Ik denk dat veel jonge mensen tegenwoordig hetzelfde ervaren als de jonge Siddhartha. We zoeken naar iets goeds, waarachtigs en moois om te kunnen navolgen. Maar als we om ons heen kijken, vinden we niet wat we zoeken en we raken gedesillusioneerd. Ook toen ik nog heel jong was, kende ik dat gevoel in mezelf. Daarom voelde ik me zo gelukkig toen ik de afbeelding van de Boeddha zag. Zo wilde ik ook zijn.

Ik leerde dat ik een boeddha kon worden als ik goed oefende. Iedereen die vredig, liefdevol en begripvol is, kun je een boeddha noemen. In het verleden zijn er veel boeddha’s geweest, in het huidige moment zijn er ook boeddha’s en in de toekomst zullen er ook veel boeddha’s zijn.
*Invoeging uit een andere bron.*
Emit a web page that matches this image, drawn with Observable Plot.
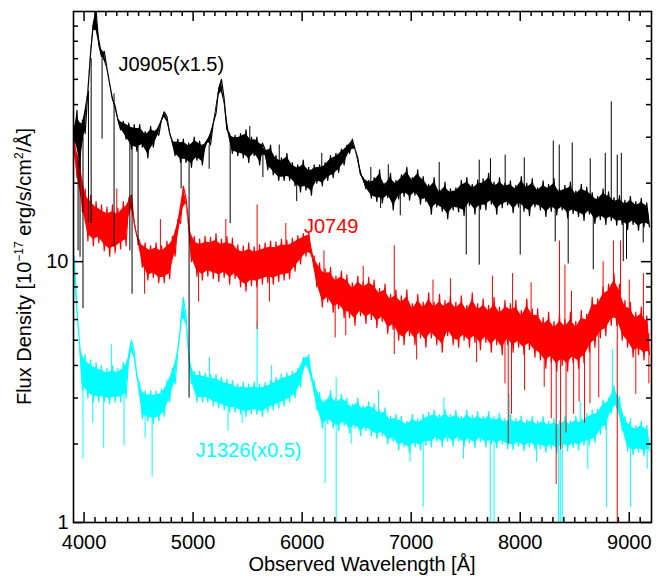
<!DOCTYPE html>
<html><head><meta charset="utf-8">
<script src="https://cdn.jsdelivr.net/npm/d3@7"></script>
<script src="https://cdn.jsdelivr.net/npm/@observablehq/plot@0.6"></script>
<style>body{margin:0;background:#fff}#chart svg{display:block}</style>
</head><body><div id="chart"></div>
<script>
const wavelength = [
3910,3935,3960,3985,4010,4035,4060,4085,4110,4135,
4160,4185,4210,4235,4260,4285,4310,4335,4360,4385,
4410,4435,4460,4485,4510,4535,4560,4585,4610,4635,
4660,4685,4710,4735,4760,4785,4810,4835,4860,4885,
4910,4935,4960,4985,5010,5035,5060,5085,5110,5135,
5160,5185,5210,5235,5260,5285,5310,5335,5360,5385,
5410,5435,5460,5485,5510,5535,5560,5585,5610,5635,
5660,5685,5710,5735,5760,5785,5810,5835,5860,5885,
5910,5935,5960,5985,6010,6035,6060,6085,6110,6135,
6160,6185,6210,6235,6260,6285,6310,6335,6360,6385,
6410,6435,6460,6485,6510,6535,6560,6585,6610,6635,
6660,6685,6710,6735,6760,6785,6810,6835,6860,6885,
6910,6935,6960,6985,7010,7035,7060,7085,7110,7135,
7160,7185,7210,7235,7260,7285,7310,7335,7360,7385,
7410,7435,7460,7485,7510,7535,7560,7585,7610,7635,
7660,7685,7710,7735,7760,7785,7810,7835,7860,7885,
7910,7935,7960,7985,8010,8035,8060,8085,8110,8135,
8160,8185,8210,8235,8260,8285,8310,8335,8360,8385,
8410,8435,8460,8485,8510,8535,8560,8585,8610,8635,
8660,8685,8710,8735,8760,8785,8810,8835,8860,8885,
8910,8935,8960,8985,9010,9035,9060,9085,9110,9135,
9160,9185];

const fluxJ0905 = [
29,38,23,35,31,45,63,82,92,68,
61,64,55,48,42,39.5,35,32,34.5,29.5,
34,27,33.5,26.5,33.5,27.5,31.5,25,33,27.5,
32,30.5,35,37.5,36,31,29,25.5,29.5,24,
29.5,24,28.5,23,30,24.5,29,23.5,28.5,29.5,
28,34,37,46,50,42,32,31,26,30.5,
25.5,31,25,32,24,30,25.5,30,23.5,28.5,
27,22.5,28,21.5,25.5,20.5,25,20.5,26,20.5,
24,19.5,23.5,18.5,24.5,18.8,23,18,23.5,20,
23.5,19.5,24,20.5,25.5,21,26,22,27,23.5,
28,26,29.5,27,25,21.5,21,19,20.5,17.5,
21,17,22.5,16.8,20,17.6,21.8,15.8,20.5,17.4,
21.5,17.8,23,17.2,21,18,22.5,16.6,21.2,17,
19.8,15.2,21,16.2,18.8,15.6,20.2,14.6,19,15.8,
19.2,15.5,20.5,15,21,16.4,19.8,15.2,20.6,15.9,
20.8,15.8,21.8,16.6,20.2,15.2,21,16.1,20,16.5,
20.4,15.4,19.6,16.2,21.2,15.6,20,15,20.8,16.2,
19.2,15.8,20.4,14.9,19.8,15.6,20.8,15.1,19,15.8,
19.6,14.7,20.2,15.3,18.7,14.9,19.8,14.4,19.3,15.2,
18.4,14,17.8,14.5,19,13.9,18.5,14.4,17.6,13.8,
17.9,13.9,17.2,13.3,17.8,13.9,17,13.2,17.5,13.6,
16.8,13.6];

const fluxJ0749 = [
30,21,25,15.5,19,12,18,11.5,17,11.8,
16.5,11,16.2,10.5,16.5,10.8,16,11.2,17,11.5,
17.5,18,14,12.5,12,9.5,11.8,8.5,11.5,8.7,
11.8,8.3,11.5,8.3,12,8.6,12.5,10.5,14.5,14,
19.5,17.5,14,10,12.5,8.8,12.2,8.5,12.5,8.8,
12.4,8.6,12.8,8.4,12.2,8.7,12.5,8.2,12.3,8.6,
11.6,8.0,11.5,7.7,11.8,8.1,11.4,8.0,11.6,8.2,
11.8,8.3,12,8.2,11.9,8.4,12.2,8.5,12.1,8.6,
12.3,9.2,12.6,9.8,12.8,10.5,13,10.5,10.5,8.0,
9.9,6.7,9.4,7.0,9.5,6.4,8.8,6.6,9.2,6.1,
8.9,6.1,8.3,5.7,8.8,6.2,8.4,5.8,8.7,6.0,
8.5,5.6,7.9,5.9,8.2,5.3,7.5,5.5,7.8,5.0,
7.4,4.8,7.8,5.2,6.9,4.8,7.5,5.1,7.0,4.7,
7.6,5.1,7.0,4.8,7.5,4.5,7.1,5.2,7.4,4.8,
7.0,4.7,7.4,5.0,6.8,4.7,7.6,4.9,6.9,4.6,
7.2,4.9,6.8,4.5,7.3,4.8,6.7,4.4,7.1,4.8,
6.9,4.5,7.1,4.7,6.5,4.4,7.2,4.6,6.6,4.3,
6.6,4.2,6.1,3.9,6.4,4.1,5.9,3.8,6.3,4.0,
6.0,3.8,6.4,4.1,5.9,3.9,6.5,4.1,6.3,4.5,
7.3,4.7,7.2,5.1,8.0,5.2,8.2,5.7,9.0,5.7,
8.2,5.0,7.1,4.7,7.0,4.3,6.4,4.4,6.7,4.2,
6.2,4.4];

const fluxJ1326 = [
10.5,6.5,4.8,3.2,4.4,3.0,4.2,2.9,4.1,2.9,
4.0,2.9,3.9,2.85,4.0,2.9,3.9,2.9,4.1,3.0,
4.4,5.0,4.5,3.6,3.4,2.5,3.2,2.45,3.2,2.4,
3.2,2.45,3.25,2.55,3.5,2.9,3.9,3.4,4.6,5.6,
7.3,6.2,4.4,3.4,3.8,2.9,3.8,2.9,3.75,2.9,
3.7,2.8,3.7,2.75,3.6,2.7,3.55,2.65,3.5,2.65,
3.4,2.6,3.45,2.55,3.4,2.6,3.45,2.6,3.4,2.55,
3.45,2.65,3.5,2.7,3.6,2.75,3.7,2.8,3.75,2.9,
3.8,3.0,3.9,3.3,4.3,4.0,4.4,3.5,3.5,2.7,
3.15,2.3,2.95,2.4,3.2,2.3,3.0,2.25,3.1,2.35,
3.0,2.2,2.85,2.3,3.0,2.15,2.8,2.25,2.9,2.15,
2.85,2.1,2.7,2.15,2.75,2.0,2.55,2.05,2.6,1.9,
2.55,1.95,2.45,1.85,2.6,1.95,2.5,1.9,2.6,1.98,
2.65,1.95,2.7,2.05,2.6,1.95,2.72,2.05,2.6,1.96,
2.7,2.05,2.55,1.95,2.7,2.02,2.58,1.94,2.66,2.04,
2.55,1.95,2.66,2.0,2.55,1.93,2.62,2.0,2.5,1.92,
2.6,1.9,2.5,1.96,2.56,1.88,2.48,1.95,2.55,1.9,
2.45,1.92,2.55,1.86,2.44,1.92,2.5,1.85,2.45,1.93,
2.55,1.88,2.46,1.94,2.56,1.9,2.5,1.98,2.62,1.98,
2.7,2.02,2.72,2.18,2.95,2.28,3.0,2.62,3.35,2.75,
3.05,2.25,2.55,1.88,2.45,1.82,2.35,1.86,2.45,1.8,
2.35,1.88];

// narrow features: [wavelength, flux at continuum, flux at tip]
const spikesJ0905 = [
[3945,31,11],[3963,30,10.4],[3990,30,6.6],[4040,45,14],[4065,60,14],[4165,60,29.5],
[4275,44,11.4],[4420,31,11],[4440,30,7.5],[4495,30,11.5],[4890,27,19],[4963,27,3.0],
[5147,28,22.6],[5340,29,14],[5520,27,33],[5640,26,21],[5790,23,28],[5950,21,17],
[6180,21,26],[6630,19,23],[6720,19,16],[6790,19,23.5],[6900,19,15],[7257,17,24],
[7505,17,10.6],[7624,17.5,24.5],[7624,17.5,9.7],[7727,18,24.8],[7862,18,25.6],[8000,18,10.6],
[8037,18,25],[8303,17.5,29],[8321,17.5,11.9],[8358,17.5,28],[8440,17,9.8],[8477,17,28.5],
[8642,16.5,24.8],[8670,16.5,9.3],[8780,16,26],[8835,16,41],[8890,16,25.6],[8927,16,26],
[8945,16,10],[8975,16,10.2],[9128,15.5,11.8]];
const spikesJ0749 = [
[4300,13,19],[4555,10,7.5],[4700,10,14.5],[5050,10,7],[5300,10,14.5],[5587,9.5,16.5],
[5587,9.5,5.5],[5700,9.5,7],[5850,10,14],[6200,8,11],[6303,8,5.1],[6400,7.5,5.2],
[6560,7,9.6],[6845,7,11.5],[6845,7,4.4],[7050,6,4.2],[7200,6,8.5],[7360,6,8.6],
[7600,5.9,4.1],[7745,5.8,8.8],[7860,5.8,3.4],[7890,5.8,2.0],[7920,5.8,2.6],[7930,5.6,9.0],
[8040,5.5,3.2],[8100,5.5,8.3],[8220,5,3.3],[8285,5.0,2.5],[8330,5.0,1.4],[8360,5,12],
[8370,5.0,1.9],[8410,4.9,9.7],[8420,4.9,2.2],[8470,5,7.7],[8490,4.9,2.6],[8540,4.9,2.9],
[8590,5,2.4],[8640,5.5,2.85],[8720,6,3.0],[8760,6.5,10],[8855,7,12],[8890,7,1.0],
[8920,7,12],[9000,5.5,8.5],[9060,5.3,3.1],[9130,5.3,9],[9180,5.3,3.4]];
const spikesJ1326 = [
[3990,3.5,1.75],[4080,3.4,2.4],[4180,3.4,1.93],[4250,3.4,4.8],[4367,3.4,1.97],[4560,2.8,2.1],
[4624,2.8,1.49],[5150,3.2,4.3],[5320,3.0,2.24],[5450,3.0,2.4],[5587,3.0,5.9],[5720,3.0,4.0],
[6211,2.7,1.41],[6312,2.7,1.0],[6312,2.7,3.6],[6450,2.6,2.0],[6700,2.4,3.2],[6990,2.2,1.7],
[7110,2.2,1.14],[7300,2.3,3.0],[7480,2.3,1.75],[7725,2.3,1.0],[7760,2.3,1.0],[7900,2.2,3.1],
[8150,2.2,1.7],[8350,2.2,1.0],[8367,2.2,1.0],[8385,2.2,1.0],[8550,2.2,2.9],[8620,2.2,1.6],
[8790,2.6,1.14],[8845,3.0,4.6],[9010,2.5,1.14],[9165,2.1,1.6]];

const xMajorTicks = [4000,5000,6000,7000,8000,9000];
const xMinorTicks = [4100,4200,4300,4400,4500,4600,4700,4800,4900,5100,5200,5300,5400,5500,5600,5700,5800,5900,
6100,6200,6300,6400,6500,6600,6700,6800,6900,7100,7200,7300,7400,7500,7600,7700,7800,7900,
8100,8200,8300,8400,8500,8600,8700,8800,8900,9100];
const yMajorTicks = [1,10];
const yMinorTicks = [2,3,4,5,6,7,8,9,20,30,40,50,60,70,80];

const seriesNames = ["J0905(x1.5)","J0749","J1326(x0.5)"];
const seriesColors = ["#000000","#ff0000","#00ffff"];

const width = 664, height = 581;
const mL = 73, mR = 13, mT = 11, mB = 59;
const H = height - mT - mB, W = width - mL - mR;
const FONT = "'Liberation Sans', Arial, Helvetica, sans-serif";

// rows plus a dense core inside the noise envelope of the read samples
const rows = flux => wavelength.map((w, i) => {
  const f = flux[i];
  const a = flux[Math.max(0, i - 1)], b = flux[Math.min(flux.length - 1, i + 1)];
  const m = Math.sqrt(a * b);
  const lo = Math.min(f, m), hi = Math.max(f, m);
  const s = Math.pow(hi / lo, 0.14);
  return {w, f, lo: lo * s, hi: hi / s};
});
const spec = (flux, color) => {
  const r = rows(flux);
  return [
    Plot.areaY(r, {x: "w", y1: "lo", y2: "hi", fill: color, clip: true}),
    Plot.line(r, {x: "w", y: "f", stroke: color, strokeWidth: 1.2, clip: true})
  ];
};
const spk = (arr, color) => Plot.ruleX(arr, {x: d => d[0], y1: d => d[1], y2: d => d[2], stroke: color, strokeWidth: 1, clip: true});

const chart = Plot.plot({
  width, height, marginLeft: mL, marginRight: mR, marginTop: mT, marginBottom: mB,
  style: {fontFamily: FONT, fontSize: "20px", color: "black", background: "white"},
  x: {domain: [3903, 9204]},
  y: {type: "log", domain: [1, 91]},
  marks: [
    spec(fluxJ1326, seriesColors[2]), spk(spikesJ1326, seriesColors[2]),
    spec(fluxJ0749, seriesColors[1]), spk(spikesJ0749, seriesColors[1]),
    spec(fluxJ0905, seriesColors[0]), spk(spikesJ0905, seriesColors[0]),
    Plot.frame({stroke: "black", strokeWidth: 1.6}),
    Plot.tickX(xMajorTicks, {x: d => d, insetTop: H - 10, stroke: "black", strokeWidth: 1.5}),
    Plot.tickX(xMajorTicks, {x: d => d, insetBottom: H - 10, stroke: "black", strokeWidth: 1.5}),
    Plot.tickX(xMinorTicks, {x: d => d, insetTop: H - 5, stroke: "black", strokeWidth: 1.5}),
    Plot.tickX(xMinorTicks, {x: d => d, insetBottom: H - 5, stroke: "black", strokeWidth: 1.5}),
    Plot.tickY(yMajorTicks, {y: d => d, insetRight: W - 10, stroke: "black", strokeWidth: 1.5}),
    Plot.tickY(yMajorTicks, {y: d => d, insetLeft: W - 10, stroke: "black", strokeWidth: 1.5}),
    Plot.tickY(yMinorTicks, {y: d => d, insetRight: W - 5, stroke: "black", strokeWidth: 1.5}),
    Plot.tickY(yMinorTicks, {y: d => d, insetLeft: W - 5, stroke: "black", strokeWidth: 1.5}),
    Plot.axisX({ticks: xMajorTicks, tickSize: 0, tickPadding: 12, tickFormat: d => String(d), label: null, fontSize: 20}),
    Plot.axisY({ticks: yMajorTicks, tickSize: 0, tickPadding: 5, tickFormat: d => String(d), label: null, fontSize: 20}),
    Plot.text([seriesNames[0]], {x: () => 4800, y: () => 57, text: d => d, fill: seriesColors[0], fontSize: 20}),
    Plot.text([seriesNames[1]], {x: () => 6266, y: () => 13.6, text: d => d, fill: seriesColors[1], fontSize: 20}),
    Plot.text([seriesNames[2]], {x: () => 5509, y: () => 1.88, text: d => d, fill: seriesColors[2], fontSize: 20})
  ]
});

const svg = d3.select(chart);
svg.append("text")
  .attr("x", mL + W / 2).attr("y", 571)
  .attr("text-anchor", "middle").attr("font-size", 20).attr("font-family", FONT).attr("fill", "black")
  .text("Observed Wavelength [Å]");
const yl = svg.append("text")
  .attr("transform", `translate(31,${mT + H / 2}) rotate(-90)`)
  .attr("text-anchor", "middle").attr("font-size", 20).attr("font-family", FONT).attr("fill", "black");
yl.append("tspan").text("Flux Density [10");
yl.append("tspan").attr("font-size", 12).attr("dy", -8).text("−17");
yl.append("tspan").attr("dy", 8).text(" erg/s/cm");
yl.append("tspan").attr("font-size", 12).attr("dy", -8).text("2");
yl.append("tspan").attr("dy", 8).text("/Å]");

document.getElementById("chart").appendChild(chart);
</script>
</body></html>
Boeddha is niet de naam van één bepaald persoon, Boeddha is een heel gewone naam om iemand aan te duiden die veel vrede, begrip en mededogen heeft. In principe is het voor ieder van ons mogelijk om zo genoemd te worden.

Caleidoscoop

Als kind speelde ik graag met een caleidoscoop die ik van een buis en wat stukjes geslepen glas had gemaakt. Wanneer ik de buis ronddraaide, verschenen er talloze prachtige patronen en kleuren. Steeds als ik mijn vingers een klein beetje bewoog, maakte het ene beeld plaats voor het andere. Ik huilde helemaal niet als de ene voorstelling verdween, omdat ik wist dat er niets verloren was gegaan; er volgde namelijk altijd weer een ander prachtig beeld.
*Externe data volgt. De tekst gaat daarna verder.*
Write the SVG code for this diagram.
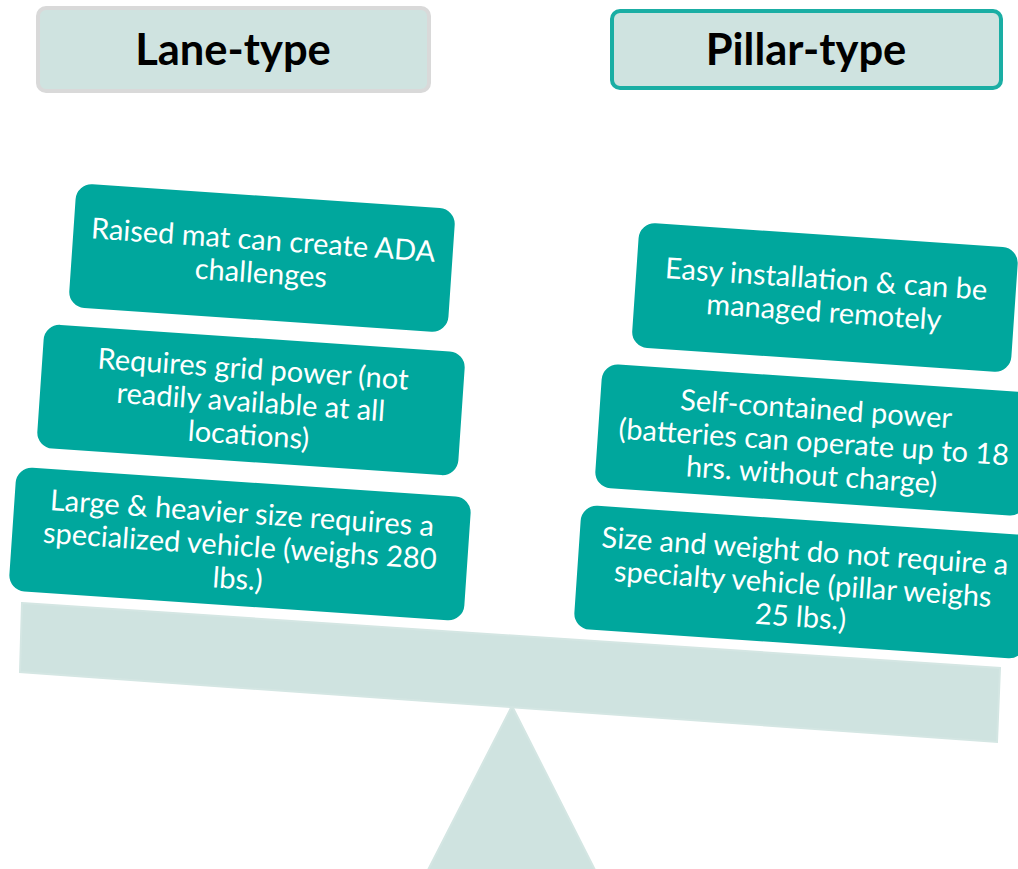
<svg xmlns="http://www.w3.org/2000/svg" width="1018" height="869" viewBox="0 0 1018 869">
<style>
.hdr{fill:#CFE3E0;stroke-width:4}
.hdrt{font-family:Lato,"Open Sans",sans-serif;font-weight:bold;font-size:43.5px;fill:#000;text-anchor:middle}
.box{fill:#00A79D}
.bt{font-family:Lato,"Open Sans",sans-serif;font-size:29px;fill:#fff;text-anchor:middle}
.base{fill:#CFE3E0;stroke:#D4E6E3;stroke-width:2}
</style>
<rect width="1018" height="869" fill="#fff"/>
<g id="fulcrum"><polygon class="base" points="512,706 428,870 595,870"/></g>
<g id="beam"><polygon class="base" points="22,603 1000,668 997,742 20,672"/></g>
<g id="lane-header">
<rect class="hdr" x="38" y="8" width="391" height="83" rx="8" stroke="#D9D9D9"/>
<text class="hdrt" x="233" y="65">Lane-type</text>
</g>
<g id="pillar-header">
<rect class="hdr" x="612" y="11" width="389" height="77" rx="8" stroke="#1AAEA4"/>
<text class="hdrt" x="806" y="65">Pillar-type</text>
</g>
<g id="lane-1" transform="translate(262,258) rotate(3.9)">
<rect class="box" x="-190" y="-62" width="380" height="124" rx="16"/>
<text class="bt" y="-8">Raised mat can create ADA</text>
<text class="bt" y="25">challenges</text>
</g>
<g id="lane-2" transform="translate(251,400) rotate(3.9)">
<rect class="box" x="-211" y="-62" width="422" height="124" rx="16"/>
<text class="bt" y="-21">Requires grid power (not</text>
<text class="bt" y="12">readily available at all</text>
<text class="bt" y="45">locations)</text>
</g>
<g id="lane-3" transform="translate(240,544) rotate(3.9)">
<rect class="box" x="-228" y="-62" width="456" height="124" rx="16"/>
<text class="bt" y="-21">Large &amp; heavier size requires a</text>
<text class="bt" y="12">specialized vehicle (weighs 280</text>
<text class="bt" y="45">lbs.)</text>
</g>
<g id="pillar-1" transform="translate(825,297) rotate(3.9)">
<rect class="box" x="-190" y="-62" width="380" height="125" rx="16"/>
<text class="bt" y="-8">Easy installation &amp; can be</text>
<text class="bt" y="25">managed remotely</text>
</g>
<g id="pillar-2" transform="translate(814,440) rotate(3.9)">
<rect class="box" x="-216" y="-62" width="432" height="124" rx="16"/>
<text class="bt" y="-21">Self-contained power</text>
<text class="bt" y="12">(batteries can operate up to 18</text>
<text class="bt" y="45">hrs. without charge)</text>
</g>
<g id="pillar-3" transform="translate(803,582) rotate(3.9)">
<rect class="box" x="-226" y="-62" width="452" height="124" rx="16"/>
<text class="bt" y="-21">Size and weight do not require a</text>
<text class="bt" y="12">specialty vehicle (pillar weighs</text>
<text class="bt" y="45">25 lbs.)</text>
</g>
<g id="connectors"/>
</svg>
Als we in een caleidoscoop kijken, zien we een prachtige, symmetrische voorstelling en steeds als we aan de caleidoscoop draaien, verdwijnt het beeld. Kun je dit beschouwen als een geboorte of een dood? Of is het beeld slechts een manifestatie? Op deze manifestatie volgt een andere die weer even mooi is – niets gaat verloren. Ik heb mensen heel vredig zien sterven, met een glimlach, omdat ze begrepen dat geboorte en dood niet meer zijn dan golven aan de oppervlakte van de oceaan en niet de oceaan zelf – net als die prachtige beelden in de caleidoscoop. Er is geen geboorte en geen dood. Er is alleen voortdurende voortzetting.